5. Log what's happened to things every morning. Yesterday I rejected this, this, and this, and I passed this on to my boss. If you want to flesh it out, add a column to your log for a brief evaluation, and just throw in a few words about the book. Title by author, rejected, writing flat and lifeless, plot has gaping holes.

My personal system is finally more or less ordered. I made a spreadsheet with columns for date received, title, author, length, rejected/accepted, date of acceptance/rejection, and evaluation. Nothing gets more than about ten words of explanation, but that's been enough to jog my memory when I've needed it to. It's sort of a pain in the ass, but every morning, I open the spreadsheet and update it. If I stay on top of it, it's a few minutes a day. Slack, and it's suddenly something that takes a month to catch up on.

It may be that you're at the point where you need to suck it up and say 'okay, for the sake of my job, I'm going to spend this weekend doing manuscript evaluations.' And then you do that and get caught up, and *then* you have the system that makes it easier.

Also, if you're a deadline-motivated person, (I am,) set deadlines for things. Tell people you'll get back to them within [six, eight, ten] weeks, and then hold yourself to that.
posted by meghanmiller at 9:15 AM on January 5 [2 favorites]


I love the grammatical errors rule. That's peachy. (And no, I don't read all of everything—it's really the processing stuff that gets me down.)

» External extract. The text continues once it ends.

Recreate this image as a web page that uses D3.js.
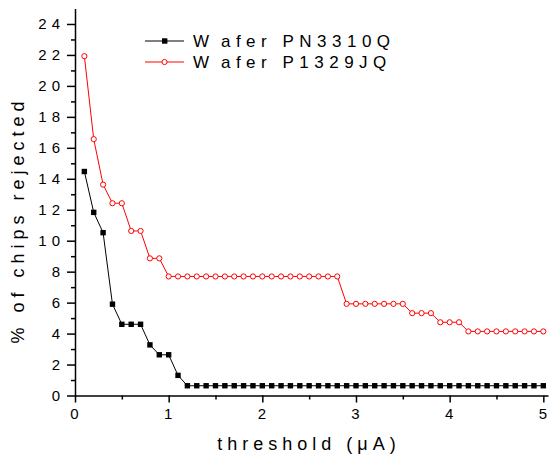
<!DOCTYPE html>
<html>
<head>
<meta charset="utf-8">
<script src="https://cdn.jsdelivr.net/npm/d3@7"></script>
<style>
  body { margin: 0; background: #fff; }
  text { font-family: "Liberation Sans", Arial, sans-serif; fill: #000; }
</style>
</head>
<body>
<div id="chart"></div>
<script>
// threshold values (uA), both wafers measured at the same points
const thresholds = [0.1,0.2,0.3,0.4,0.5,0.6,0.7,0.8,0.9,1.0,
  1.1,1.2,1.3,1.4,1.5,1.6,1.7,1.8,1.9,2.0,
  2.1,2.2,2.3,2.4,2.5,2.6,2.7,2.8,2.9,3.0,
  3.1,3.2,3.3,3.4,3.5,3.6,3.7,3.8,3.9,4.0,
  4.1,4.2,4.3,4.4,4.5,4.6,4.7,4.8,4.9,5.0];

// % of chips rejected, Wafer PN3310Q
const pn3310q = [14.47,11.83,10.52,5.9,4.6,4.6,4.6,3.27,2.63,2.63,
  1.3,0.63,0.63,0.63,0.63,0.63,0.63,0.63,0.63,0.63,
  0.63,0.63,0.63,0.63,0.63,0.63,0.63,0.63,0.63,0.63,
  0.63,0.63,0.63,0.63,0.63,0.63,0.63,0.63,0.63,0.63,
  0.63,0.63,0.63,0.63,0.63,0.63,0.63,0.63,0.63,0.63];

// % of chips rejected, Wafer P1329JQ
const p1329jq = [21.92,16.56,13.62,12.42,12.42,10.63,10.63,8.86,8.86,7.69,
  7.69,7.69,7.69,7.69,7.69,7.69,7.69,7.69,7.69,7.69,
  7.69,7.69,7.69,7.69,7.69,7.69,7.69,7.69,5.92,5.92,
  5.92,5.92,5.92,5.92,5.92,5.32,5.32,5.32,4.73,4.73,
  4.73,4.14,4.14,4.14,4.14,4.14,4.14,4.14,4.14,4.14];

const xTicks = [0,1,2,3,4,5];
const xMinor = [0.5,1.5,2.5,3.5,4.5];
const yTicks = [0,2,4,6,8,10,12,14,16,18,20,22,24];
const yMinor = [1,3,5,7,9,11,13,15,17,19,21,23];

const W = 551, H = 454;
const svg = d3.select("#chart").append("svg")
  .attr("width", W).attr("height", H);

const x = d3.scaleLinear().domain([0, 5.05]).range([75, 548]);
const y = d3.scaleLinear().domain([0, 25]).range([395.5, 8.5]);

// minor ticks first, then the major axis on top
svg.append("g").attr("transform", "translate(0,395.5)")
  .call(d3.axisBottom(x).tickValues(xMinor).tickSize(4).tickFormat(""))
  .call(g => g.select(".domain").remove());
svg.append("g").attr("transform", "translate(75,0)")
  .call(d3.axisLeft(y).tickValues(yMinor).tickSize(4).tickFormat(""))
  .call(g => g.select(".domain").remove());

const xAxis = svg.append("g").attr("transform", "translate(0,395.5)")
  .call(d3.axisBottom(x).tickValues(xTicks).tickFormat(d3.format("d"))
    .tickSize(7).tickSizeOuter(0).tickPadding(6));
const yAxis = svg.append("g").attr("transform", "translate(75,0)")
  .call(d3.axisLeft(y).tickValues(yTicks).tickFormat(d3.format("d"))
    .tickSize(8).tickSizeOuter(0).tickPadding(6));

svg.selectAll(".tick line").attr("stroke", "#000").attr("stroke-width", 1.5);
svg.selectAll(".domain").attr("stroke", "#000").attr("stroke-width", 1.5);
xAxis.selectAll("text")
  .style("font-size", "15px").style("font-family", "Liberation Sans, Arial, sans-serif")
  .attr("dx", "-1");
yAxis.selectAll("text")
  .style("font-size", "15px").style("font-family", "Liberation Sans, Arial, sans-serif")
  .style("letter-spacing", "5px").attr("dx", "4");

const line = d3.line()
  .x((d, i) => x(thresholds[i]))
  .y(d => y(d));

// Wafer PN3310Q - black squares
svg.append("path").datum(pn3310q)
  .attr("fill", "none").attr("stroke", "#000").attr("stroke-width", 1)
  .attr("d", line);
svg.append("g").selectAll("rect").data(pn3310q).join("rect")
  .attr("x", (d, i) => x(thresholds[i]) - 2.7)
  .attr("y", d => y(d) - 2.7)
  .attr("width", 5.4).attr("height", 5.4)
  .attr("fill", "#000");

// Wafer P1329JQ - red open circles
svg.append("path").datum(p1329jq)
  .attr("fill", "none").attr("stroke", "#ff0000").attr("stroke-width", 1)
  .attr("d", line);
svg.append("g").selectAll("circle").data(p1329jq).join("circle")
  .attr("cx", (d, i) => x(thresholds[i]))
  .attr("cy", d => y(d))
  .attr("r", 2.6)
  .attr("fill", "#fff").attr("stroke", "#ff0000").attr("stroke-width", 1);

// axis titles
svg.append("text")
  .attr("x", 309).attr("y", 450)
  .attr("text-anchor", "middle")
  .style("font-size", "18px").style("letter-spacing", "5px")
  .text("threshold (\u03bcA)");

svg.append("text")
  .attr("transform", "translate(24,220) rotate(-90)")
  .attr("text-anchor", "middle")
  .style("font-size", "18px").style("letter-spacing", "5px")
  .text("% of chips rejected");

// legend
const legend = [
  {name: "Wafer PN3310Q", color: "#000", marker: "square", y: 41},
  {name: "Wafer P1329JQ", color: "#ff0000", marker: "circle", y: 62}
];
legend.forEach(l => {
  const g = svg.append("g");
  g.append("line").attr("x1", 145).attr("x2", 184)
    .attr("y1", l.y).attr("y2", l.y)
    .attr("stroke", l.color).attr("stroke-width", 1);
  if (l.marker === "square") {
    g.append("rect").attr("x", 162).attr("y", l.y - 2.7)
      .attr("width", 5.4).attr("height", 5.4).attr("fill", "#000");
  } else {
    g.append("circle").attr("cx", 164.5).attr("cy", l.y).attr("r", 2.6)
      .attr("fill", "#fff").attr("stroke", l.color);
  }
  const t = g.append("text").attr("x", 193).attr("y", l.y + 6)
    .style("font-size", "17px").style("letter-spacing", "5.5px");
  t.append("tspan").text(l.name.slice(0, 1));
  t.append("tspan").attr("dx", 7).text(l.name.slice(1));
});
</script>
</body>
</html>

The morning logging appeals to me, to. Since I can't delegate, delegate, delegate (I'm the bottom of the delegating food chain), I need to automate, automate, automate as much as possible, and having a set schedule for doing so seems like a good idea.

Hopefully this will become routine, so that it'll be "pile and process" rather than just "pile."

@rmless: The cafe plan sounds nice—maybe a good idea for the first hour or so of summer Fridays (please, please don't let summer Fridays be canceled because of the economy).